Jonathan Woolf
MusicWeb International
March 2014

I first became aware of Julius Isserlis when I bought an old 1963 Delta LP of him playing Scriabin’s Op 11 Preludes. The notes were by René Elvin but disappointingly they were all about the music and there wasn’t a word about the studious looking pianist shown in a photograph on the jacket cover. His name was in a font twice as large as that of the composer—and in modish lower-case red too. So who was Julius Isserlis, I wondered, and what else had he recorded? The answer to the second part of the question was that he recorded nothing else. In recent times his grandson Steven has contributed online to the question of this Scriabin disc and it has generated some very fruitful background. Uneven though this Scriabin recording may be—he was in his mid-70s after all—it’s an invaluable souvenir of the man whom Scriabin himself had recommended for an American tour before the First World War.

Isserlis was born in the town of Kishinev, then in Russia, in 1888. He studied successively in Kiev and Moscow—the piano under Safonov, no less, at the ripe old age of ten, and composition under Taneyev. In 1907 he travelled to Paris to have lessons with Charles-Marie Widor, and then returned to Russia to teach in Odessa. In the post-Revolutionary Soviet Union Isserlis’ life was made difficult but he secured a position as a kind of roving musical ambassador, moving to Vienna. History caught up with him in 1938, and he decamped to London where he performed and broadcast, eventually dying in 1968.

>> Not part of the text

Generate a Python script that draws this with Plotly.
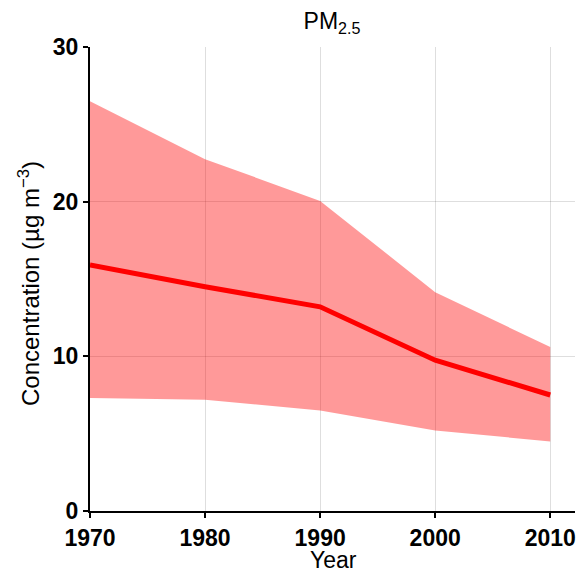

His oeuvre for his own instrument is performed by Sam Haywood who has made his own editions of much Isserlis’ music. This I would characterise as old fashioned in the best sense, full of charm and idiomatically laid out. There is a slightly melancholic turn of phrase now and again but this is leavened by some appealingly fanciful turns of phrase. The Ballade in G minor is a kind of memorial to Taneyev who died in 1915 and seems to have been a most important figure in Isserlis’ musical development. The E flat minor Ballade is more effusive and there are some very ardent paragraphs redolent of Chopin. It’s a shame that three of the ten Op 2 Preludes seem to be inaccessible in the Moscow State Library—one would have thought a more generous attitude would have been forthcoming for so eminent an alumnus. Despite this sorry state of affairs the remaining seven offer brief but sharply etched characterisation in the late nineteenth-century romantic style; lyric, warm, succinct, songful, melodious, delightful.

There’s chinoiserie in the Prelude exotique and virtuoso froth in the Toccata in fourths, whilst the Medtner-like title of Skazka actually offers instead some Ravelian dapple. His wit is to be savoured in the first of the three Klavierstücke whilst indigenous Russian gloom is evoked in the Souvenir russe. In the six brief Memories of Childhood he brings some folkloric material to bear, and there’s a startling Petrouchka moment in the fifth, called Marionettes. One of the most beautiful of all these pieces is the plaintively-titled Warum? Small, yes, but perfectly crafted. Seven Isserlis joins Haywood to perform his grandfather’s Ballade in A minor which was dedicated to Casals. It’s the longest single movement at nearly nine minutes and is highly effective.

Haywood, fortunately, isn’t tempted to make more of these pieces than is wise. He plays them with consummate sensitivity, and has been well recorded. Isserlis seems to have been a charmer and, musically-speaking, a miniaturist and his works reflect an interesting channel to composition in Russia in the first two decades or so of the twentieth century.